When I was younger I loved to experiment in the kitchen. My parents were kindly enthusiastic over my juvenile concoctions like mustard filled balogna cups and barbque sauce covered noodles. (I have a whole new appreciation these days for this aspect of love.) I can still envision the baby blue tri-board from my award winning strawberry fluff for the 4H "Dairy Food Demonstration" in elementary school. Blue ribbon in hand, I seemed well on my way to culinary achievement.
I am not certain what sidetracked my pursuits, but it seemed to coincide with the Burnt Flour Incident of 1984. Bad choices left me restricted to only a microwave for a while--and I found other passions. In the 30 years since then I've managed to survive on limited kitchen abilities--largely because of a lack of interest.
I have long viewed food as a necessary fuel, but not much more. Single until the age of 27, cooking for myself didn't seem worth the trouble.
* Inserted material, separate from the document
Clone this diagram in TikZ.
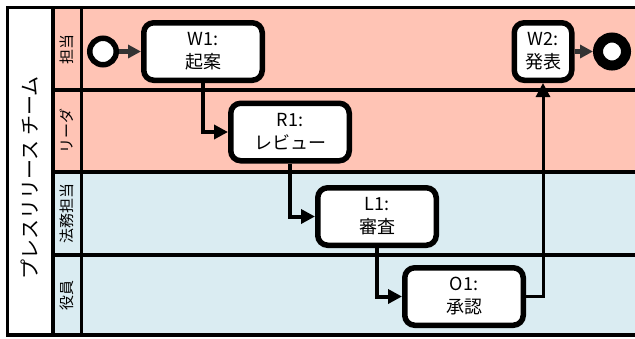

Married to a man who frequently came home after 9pm in the early years, then as an exhausted mother of triplets, efficiency trumped home cooked. Frankly, there are just other things I'd prefer to do and think about. As a person who values tidiness as a mental health need, the additional mess from cooking was the final straw.
With the proliferation of televisions in restaurants, and the craziness of extracurricular schedules, I have grown to love eating at home. As my husband's hours improve, children become increasingly independent and longer school days provide more time for me at home, I have slowly started spending more time thinking about (and planning) food. My children's palates have expanded (a little bit). Two of the three show an interest in cooking with me. I have found myself drawn back into the kitchen. I am absolutely not starting a cooking blog anytime soon, but as old fashioned as it sounds, I have learned to love using my hands and my time to feed people.
Yesterday feeding a crowd shed new light on how this is all coming together in my heart and life. We spent the early afternoon at the pool within walking distance of my house. As World Cup kickoff time approached, my uber social R started gathering a gang for an impromptu 'watching party' at our house. By the time we walked back up the hill towards home I had seven spirited 9-10 year olds in tow.
As our young guests settled in for pre-game I realized I hadn't planned on them, but needed to feed them nonetheless. I scrambled and found a few offerings in my pantry--fancy stuff with unnatural shelf life--Doritos, Cheez-its, Popcorn. Thinking through the children gathered in my family room. I managed to meet the special needs of food allergies, braces and picky preferences. As I walked into the room bearing bowls of junk, they cheered. I felt valued.
Because I was the only adult present, I could sense I wasn't really 'needed' in front of the television. To stay within earshot of our little party, I adjourned to the kitchen and realized I had just enough time (and ingredients) to make from scratch chocolate chip cookies. I have typically been a slice and bake girl, but what else was I going to do while banished to the kitchen?
As the mixer churned there was a strange stirring in my own heart. A silly grin crossed my face as I realized I had officially joined the ranks of the stereotypical mothers through the ages who swell with pride at the ability to feed those who walk through their doors. As the boys drifted in one by one, drawn to the sweet aroma of fresh baked chocalatey goodness, I saw the softening of their demeanor. At halftime they literally ran into the kitchen and descended upon those cookies like locusts. For ten sweet minutes they told me of things their Moms and Grandmothers baked as crumbs periodically escaped their mouths. When the two dozen cookies were gone they dashed back into the family room leaving crumbly carnage that I truly found joy in cleaning up.
I was pondering it all last night--wondering what had shifted in my heart--and I came up with a few thoughts:
1. Feeding young people gives me a role beyond taxi driver and chaperone. I want my home to be a place where people feel welcomed and valued. Food is one of the most primal ways to do that, as it meets a need and a desire. Even knowing the allergies and aversions was a way of communicating: "You are known and valued here."
2. Food brings people together. Seven spirited 9-10 year old slowed down and gathered for conversation--all because of warm cookies. Need I say more?
3. Love is communicated many different ways. As my children age and I am required to give them a bit more space, food is one of the ways I can stay plugged in and love them in a way that's not 'embarrassing.'
And this morning as I was rolling all of this around in my brain I realized the lessons extend far beyond food. I thought about John 21 and Jesus' admonition to Simon Peter to "feed His sheep." I don't plan to walk around all day every day with a plate of cookies, but I have constant opportunities to nourish people's souls.
The recipe for doing so looks a lot like the list above:
1. Listening, seeking to know, and valuing others.
2. Looking for opportunities to bring people together around something they share in common.
3.Loving people in a way that is comfortable to them.
And like the cookie making it takes a little more work, it leaves a bit more of a mess--but the outcome is totally worth it.